Notes from the Wired

Deep reinforcement learning from human preferences

Published: February 5, 2024

Paper Title: Deep reinforcement learning from human preferences
Link to Paper: https://arxiv.org/abs/1706.03741
Date: 12. June 2017
Paper Type: RL, RLHF
Short Abstract:
This paper introduces Reinforcement Learning from Human Preferences (RLHF), a technique that enables RL agents to learn without a direct reward, relying instead on human preferences for their actions.

1. Introduction

Reinforcement learning (RL) has achieved numerous successes in enabling agents to learn how to navigate and solve complex environments, especially when a well-specified reward function is available.

However, there are scenarios where defining a reward function is challenging or even impossible. For example, when training a robot to make scrambled eggs, it’s not straightforward to define a reward function. In such cases, inverse reinforcement learning and behavior cloning can be employed, but they are limited to behaviors easily demonstrable by humans.

Alternatively, direct feedback from humans can serve as a reward function, but this approach is often expensive. RLHF proposes a novel method: learning a reward function from human feedback and optimizing it. This approach aligns with several key principles:

The authors test their method on two diverse domains: Atari games and robotics tasks.

2. Method

2.1 Setting and Goal

The RLHF agent interacts with an environment across a sequence of steps. At each step \(i\), the agent receives an observation

$$o_t \in O$$

from the environment and performs an action \( a_t \in A \) in response.

In traditional RL, the agent aims to maximize a reward \( r_t \in \mathbb{R} \). In RLHF, a human overseer expresses a preference for a trajectory, which consists of multiple steps of observations and actions. The RLHF agent’s goal is to produce a trajectory preferred by the human.

2.2 RLHF

RLHF employs a deep neural network $r'$ as a reward function estimator and a current policy \( \pi \), representing a sequence of actions optimizing the reward function estimation.

The network updates follow this process:

  1. The agent executes action \(a\) from policy \(\pi\). \(r'\) estimates the reward based on the action \(a\) and the environment observation. Traditional RL algorithms then update the agent network weights based on the reward \(r'\).
  2. Subsequently, a random pair of actions is sampled from the current trajectory and presented to a human for preference expression.
  3. The reward function estimator is updated through supervised learning based on human-expressed preferences.

After receiving the reward \(r'\), the agent can be optimized as in traditional RL settings.

Human preference expression is task and environment-specific. For language models, text may be presented, while for Atari games, short video clips showcasing the agent’s gameplay may be provided. Preferences are then stored in a database.

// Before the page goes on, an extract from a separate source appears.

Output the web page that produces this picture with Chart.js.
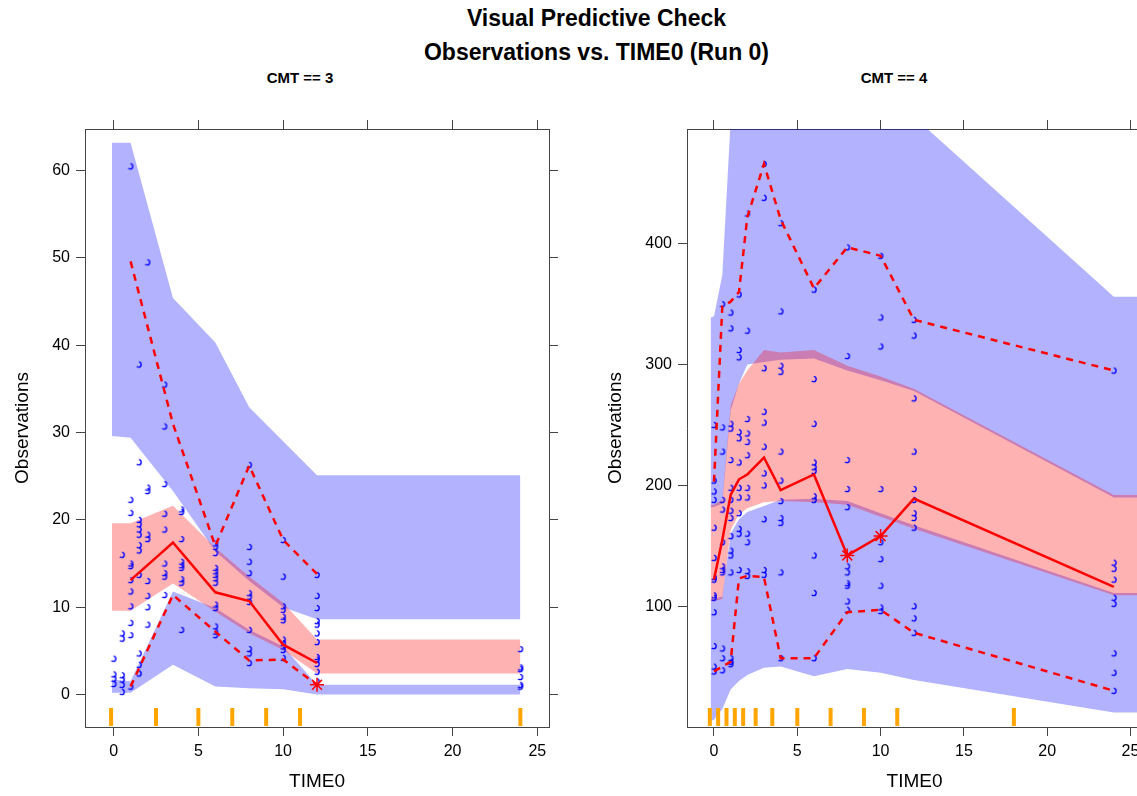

To optimize the reward function estimator, the authors employ cross-entropy loss between the predicted model loss and the human-provided feedback. Specifically, they use the Bradley-Terry model for estimating score functions between pairwise preferences.

3. Results

3.1 Simulated Robotics

Synthetic labels are generated by selecting trajectories leading to higher rewards down the hill, based on true rewards, instead of being presented to humans.

With the reward model trained on 700 labels, the authors achieve performance matching that of a true RL algorithm on all tasks.

3.2 Atari Games

On most games, RLHF performs similarly or slightly worse than a true RL algorithm with true rewards. In some games, RLHF exhibits significant performance disparities, attributed to game-specific reasons.

4. Conclusion

The authors demonstrate that by learning a reward function estimator from human feedback using supervised learning, it is possible to train an RL agent to solve tasks. This approach is particularly beneficial for tasks where defining a reward function is challenging.